Call it a concert, if you'd like, but it's also a re-imagining.
When Annabeth McNamara takes center stage 7 p.m. Thursday, April 26, at Prescott College's Sam Hill Warehouse, she's reading a fairytale-stylized journal, presenting paintings and a music video, and performing "Daphne's Nest," her new ukulele, singer-songwriter album.
The influence for the record, her second, and the show, which doubles as her senior project at Prescott College, is a lifetime of arts funneled through her seven months in Europe in 2011.
"It's like a desert bloom, a one-night-only thing that includes all of these different aspects," McNamara said.
The Virginia native, originally a pianist and, later, a banjoist, came to Prescott for college in 2006, left to pursue a music career, came back, left again, and came back again in 2012.
Her project, "Right Livelihood in the Arts," marks the end of her boomeranging, at least for now.
"After touring seven months in Europe, it was, 'Ughhhhhh, what am I doing?" McNamara said.
The multi-instrumentalist likes to go to bed early and has a number of food sensitivities - habits and circumstances less than compatible with the life of a gypsy musician.
"Some students come in and know exactly what they're going to do and just go for it," said Liz Faller, McNamara's faculty mentor and Prescott College professor. "Some students, for them it's a real process of discovery, an ongoing development of ideas."
Philosophies and lifestyles aren't the only muses with McNamara's ear.
Her project, first and foremost, draws its narrative from her personal life during her recent stint abroad. "Daphne's Nest" and, in part, "Right Livelihood in the Arts," tell the story of her whirlwind romance with a Frenchman.
"It starts with the gushy, love-y feeling, matures into faith and trust and joy, and then gets turned into resentment and then full-blown depression," McNamara said in a dramatic voice topped by a hearty laugh.
With those demons exorcised, she's set to graduate, work at the local farmers market and continue giving piano lessons and performing solo gigs in Prescott.
"I'm finding ways to support myself and be part of a community where I have my friends," McNamara said, pausing for a moment. "I'll probably tour in the fall, though. I can't resist that."
McNamara awoke one morning in mid-2011 with acute desire: she needed a ukulele.
When you're living in a remote sanctuary in the Pyrenees mountains, the family retreat of your French boyfriend, just ask and your wish will be granted.
"I call it the Garden of Eden because nothing was expected of me there," McNamara said. "I'd sit in the garden, eat apples and write songs."
Stateside, in November, her brother offered to record her second record as her tryst fell from the sky.
"Right around this time, I decided to come back to Arizona, and I stepped backward on the ukulele and broke it," McNamara said. "I recorded the whole album on that broken ukulele.
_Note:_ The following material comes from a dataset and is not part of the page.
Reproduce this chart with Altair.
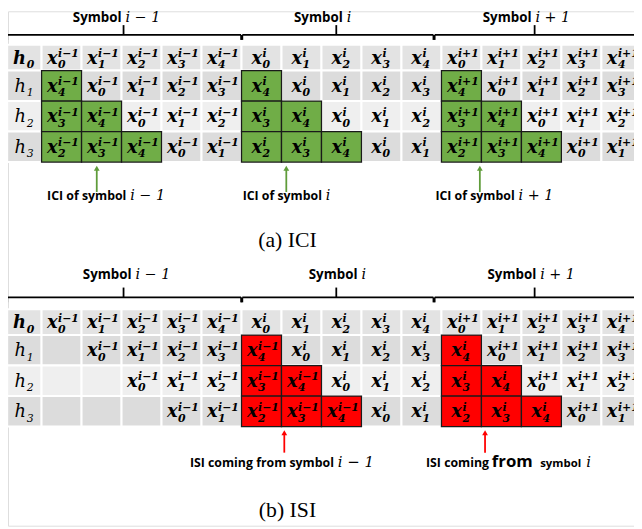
import altair as alt
import pandas as pd

# ---------------- data ----------------
SYMBOL_NAMES = ["i − 1", "i", "i + 1"]
TAP_LABELS = ["0", "1", "2", "3"]

# each cell "sub|sup" of x_sub^sup ; "" = empty cell
ICI_GRID = [
    ["0|i−1", "1|i−1", "2|i−1", "3|i−1", "4|i−1", "0|i", "1|i", "2|i", "3|i", "4|i", "0|i+1", "1|i+1", "2|i+1", "3|i+1", "4|i+1"],
    ["4|i−1", "0|i−1", "1|i−1", "2|i−1", "3|i−1", "4|i", "0|i", "1|i", "2|i", "3|i", "4|i+1", "0|i+1", "1|i+1", "2|i+1", "3|i+1"],
    ["3|i−1", "4|i−1", "0|i−1", "1|i−1", "2|i−1", "3|i", "4|i", "0|i", "1|i", "2|i", "3|i+1", "4|i+1", "0|i+1", "1|i+1", "2|i+1"],
    ["2|i−1", "3|i−1", "4|i−1", "0|i−1", "1|i−1", "2|i", "3|i", "4|i", "0|i", "1|i", "2|i+1", "3|i+1", "4|i+1", "0|i+1", "1|i+1"],
]
ICI_MARK = [
    [0] * 15,
    [1, 0, 0, 0, 0] * 3,
    [1, 1, 0, 0, 0] * 3,
    [1, 1, 1, 0, 0] * 3,
]
ISI_GRID = [
    ["0|i−1", "1|i−1", "2|i−1", "3|i−1", "4|i−1", "0|i", "1|i", "2|i", "3|i", "4|i", "0|i+1", "1|i+1", "2|i+1", "3|i+1", "4|i+1"],
    ["", "0|i−1", "1|i−1", "2|i−1", "3|i−1", "4|i−1", "0|i", "1|i", "2|i", "3|i", "4|i", "0|i+1", "1|i+1", "2|i+1", "3|i+1"],
    ["", "", "0|i−1", "1|i−1", "2|i−1", "3|i−1", "4|i−1", "0|i", "1|i", "2|i", "3|i", "4|i", "0|i+1", "1|i+1", "2|i+1"],
    ["", "", "", "0|i−1", "1|i−1", "2|i−1", "3|i−1", "4|i−1", "0|i", "1|i", "2|i", "3|i", "4|i", "0|i+1", "1|i+1"],
]
ISI_MARK = [
    [0] * 15,
    [0, 0, 0, 0, 0, 1, 0, 0, 0, 0, 1, 0, 0, 0, 0],
    [0, 0, 0, 0, 0, 1, 1, 0, 0, 0, 1, 1, 0, 0, 0],
    [0, 0, 0, 0, 0, 1, 1, 1, 0, 0, 1, 1, 1, 0, 0],
]
ICI_LABEL_WORDS = ["ICI of symbol", "ICI of symbol", "ICI of symbol"]
ICI_LABEL_MATH = ["i − 1", "i", "i + 1"]
ISI_LABEL1 = ("ISI coming from symbol", "i − 1")
ISI_LABEL2 = ("ISI coming", "from", "symbol", "i")
CAPTIONS = ["(a) ICI", "(b) ISI"]

# ---------------- layout (column / row units) ----------------
COL_PX = 40.5           # px per column unit
UNIT_PX = 30.0          # px per row unit
X_DOMAIN = [-0.8395, 14.815]
Y_DOMAIN = [0, 521 / UNIT_PX]
PANEL_OFF = [0.0, 8.93]
HEAD_COL = (-0.86, 0.0)
ROW_EDGES = [1.13, 2.0, 3.03, 4.06, 5.09]
ROW_FILLS = ["#e3e3e3", "#dcdcdc", "#efefef", "#dcdcdc"]
GREEN = "#70ad47"
GREEN_ARROW = "#5f9c3a"
RED = "#ff0000"
SANS = "Open Sans"
SERIF = "DejaVu Serif"


def dx(p):
    return p / COL_PX


def dy(p):
    return p / UNIT_PX


rects, rules, points, texts = [], [], [], []


def T(x, y, text, size, font, weight="normal", style="normal", align="center",
      baseline="alphabetic", color="black"):
    texts.append(dict(x=x, y=y, text=text, size=size, font=font, weight=weight,
                      style=style, align=align, baseline=baseline, color=color))


for p, (grid, marks, hcol) in enumerate([(ICI_GRID, ICI_MARK, GREEN), (ISI_GRID, ISI_MARK, RED)]):
    oy = PANEL_OFF[p]
    for r in range(4):
        y0, y1 = ROW_EDGES[r] + oy, ROW_EDGES[r + 1] + oy
        ym = (y0 + y1) / 2
        rects.append(dict(x=HEAD_COL[0], x2=HEAD_COL[1], y=y0, y2=y1, fill=ROW_FILLS[r], hl=0))
        hx = (HEAD_COL[0] + HEAD_COL[1]) / 2
        T(hx + dx(1.5), ym + dy(6), "h", 18, SERIF, "bold" if r == 0 else "normal",
          "italic", "right")
        T(hx + dx(2.5), ym + dy(10.5), TAP_LABELS[r], 11, SERIF, "bold" if r == 0 else "normal",
          "italic", "left")
        for c in range(15):
            hl = marks[r][c]
            rects.append(dict(x=c, x2=c + 1, y=y0, y2=y1,
                              fill=hcol if hl else ROW_FILLS[r], hl=hl))
            cell = grid[r][c]
            if not cell:
                continue
            sub, sup = cell.split("|")
            off = -4 if len(sup) > 1 else 0.5
            cx = c + 0.5
            T(cx + dx(off), ym + dy(6), "x", 18, SERIF, "bold", "italic", "right")
            T(cx + dx(off + 0.5), ym + dy(-0.5), sup, 11, SERIF, "bold", "italic", "left")
            T(cx + dx(off + 0.5), ym + dy(10.5), sub, 11, SERIF, "bold", "italic", "left")

# braces + symbol titles
BRACE_SEG = [(-0.86, 4.99), (5.02, 9.8), (9.83, 14.95)]
BRACE_MID = [2.05, 7.37, 12.33]
BRACE_Y = [0.8, 0.73]
TITLE_SPLIT = [[2.05, 7.58, 12.30], [2.30, 7.95, 12.42]]
TITLE_BASE = [0.36, 0.12]
for p in range(2):
    oy = PANEL_OFF[p]
    yb = BRACE_Y[p] + oy
    for s, (a, b) in enumerate(BRACE_SEG):
        rules.append(dict(x=a, x2=b, y=yb, y2=yb, color="black"))
        rules.append(dict(x=a, x2=a, y=yb, y2=yb + dy(5), color="black"))
        rules.append(dict(x=b, x2=b, y=yb, y2=yb + dy(5), color="black"))
        m = BRACE_MID[s]
        rules.append(dict(x=m, x2=m, y=yb, y2=yb - dy(10), color="black"))
        sp = TITLE_SPLIT[p][s]
        T(sp - dx(2), TITLE_BASE[p] + oy, "Symbol", 13.5, SANS, "bold", "normal", "right")
        T(sp + dx(2), TITLE_BASE[p] + oy, SYMBOL_NAMES[s], 14.5, SERIF, "normal", "italic", "left")

# arrows
ARROW_X = [[1.38, 6.12, 10.96], [6.07, 11.09]]
ARROW_Y = [(6.1, 5.2), (5.97, 5.2)]
ARROW_COL = [GREEN_ARROW, RED]
for p in range(2):
    oy = PANEL_OFF[p]
    yb, yt = ARROW_Y[p]
    for ax in ARROW_X[p]:
        rules.append(dict(x=ax, x2=ax, y=yb + oy, y2=yt + oy + dy(4), color=ARROW_COL[p]))
        points.append(dict(x=ax, y=yt + oy + dy(3), color=ARROW_COL[p]))

# labels under arrows
ICI_SPLIT = [2.17, 7.06, 11.88]
for s in range(3):
    yl = 6.37
    T(ICI_SPLIT[s] - dx(2), yl, ICI_LABEL_WORDS[s], 12.5, SANS, "bold", "normal", "right")
    T(ICI_SPLIT[s] + dx(2), yl, ICI_LABEL_MATH[s], 14.5, SERIF, "normal", "italic", "left")
yl = 6.47 + PANEL_OFF[1]
T(7.36 - dx(2), yl, ISI_LABEL1[0], 12.5, SANS, "bold", "normal", "right")
T(7.36 + dx(2), yl, ISI_LABEL1[1], 15, SERIF, "normal", "italic", "left")
T(11.19, yl, ISI_LABEL2[0], 12.5, SANS, "bold", "normal", "right")
T(11.26, yl, ISI_LABEL2[1], 17, SANS, "bold", "normal", "left")
T(12.47, yl, ISI_LABEL2[2], 11.5, SANS, "bold", "normal", "left")
T(13.62, yl, ISI_LABEL2[3], 15, SERIF, "normal", "italic", "left")

# captions
CAP_X = 6.15
CAP_Y = [7.96, 8.13]
for p in range(2):
    T(CAP_X, CAP_Y[p] + PANEL_OFF[p], CAPTIONS[p], 22, "Liberation Serif", "normal", "normal", "center")

# ---------------- chart ----------------
XS = alt.Scale(domain=X_DOMAIN, nice=False, zero=False)
YS = alt.Scale(domain=Y_DOMAIN, nice=False, zero=False, reverse=True)

rdf = pd.DataFrame(rects)
base_rect = alt.Chart(rdf[rdf.hl == 0]).mark_rect(stroke="white", strokeWidth=2).encode(
    x=alt.X("x:Q", scale=XS, axis=None), x2="x2:Q",
    y=alt.Y("y:Q", scale=YS, axis=None), y2="y2:Q",
    fill=alt.Fill("fill:N", scale=None),
)
hl_rect = alt.Chart(rdf[rdf.hl == 1]).mark_rect(stroke="#1a1a1a", strokeWidth=1.3).encode(
    x=alt.X("x:Q", scale=XS, axis=None), x2="x2:Q",
    y=alt.Y("y:Q", scale=YS, axis=None), y2="y2:Q",
    fill=alt.Fill("fill:N", scale=None),
)
rule_layer = alt.Chart(pd.DataFrame(rules)).mark_rule(strokeWidth=1.8).encode(
    x=alt.X("x:Q", scale=XS, axis=None), x2="x2:Q",
    y=alt.Y("y:Q", scale=YS, axis=None), y2="y2:Q",
    color=alt.Color("color:N", scale=None),
)
point_layer = alt.Chart(pd.DataFrame(points)).mark_point(
    shape="triangle-up", filled=True, size=34, opacity=1).encode(
    x=alt.X("x:Q", scale=XS, axis=None),
    y=alt.Y("y:Q", scale=YS, axis=None),
    color=alt.Color("color:N", scale=None),
)

tdf = pd.DataFrame(texts)
text_layers = []
for (font, weight, style, align, baseline), g in tdf.groupby(
        ["font", "weight", "style", "align", "baseline"]):
    text_layers.append(
        alt.Chart(g).mark_text(font=font, fontWeight=weight, fontStyle=style,
                               align=align, baseline=baseline).encode(
            x=alt.X("x:Q", scale=XS, axis=None),
            y=alt.Y("y:Q", scale=YS, axis=None),
            text="text:N",
            size=alt.Size("size:Q", scale=None),
            color=alt.Color("color:N", scale=None),
        )
    )

chart = alt.layer(base_rect, hl_rect, rule_layer, point_layer, *text_layers).properties(
    width=634, height=521, padding=0,
    autosize=alt.AutoSizeParams(type="none"),
).configure_view(stroke=None).configure(background="white")

chart.save("out.html", embed_options={"renderer": "svg", "actions": False})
There's something poetic about that, like I stepped on it and the spell was broken - ohh, I should have put that in the booklet."
Her personal journey was also influenced by another garden of sorts, one she encountered at Granite Creek, in Prescott, years prior.
"'Women's Wisdom and Nature' was a class I took with Liz Faller," McNamara said. "We'd go outside and connect with the earth and elements, and it's where I really got in touch with my feelings before I left the first time."
Many students have epiphanies in that class, but Faller said McNamara's stood out.
"We sing in that class, and once she started singing we asked her to sing more because, wow, it was good, and that's where she found her voice," said Faller, who, in addition to her role as a professor, is excited to see the show as a patron.
"We have a lot of interdisciplinary students, and every senior project is memorable and distinct, but the combination of her Appalachian and classical roots, her perspective and her holistic approach are amazing," Faller said. "And when she's onstage, she truly shines."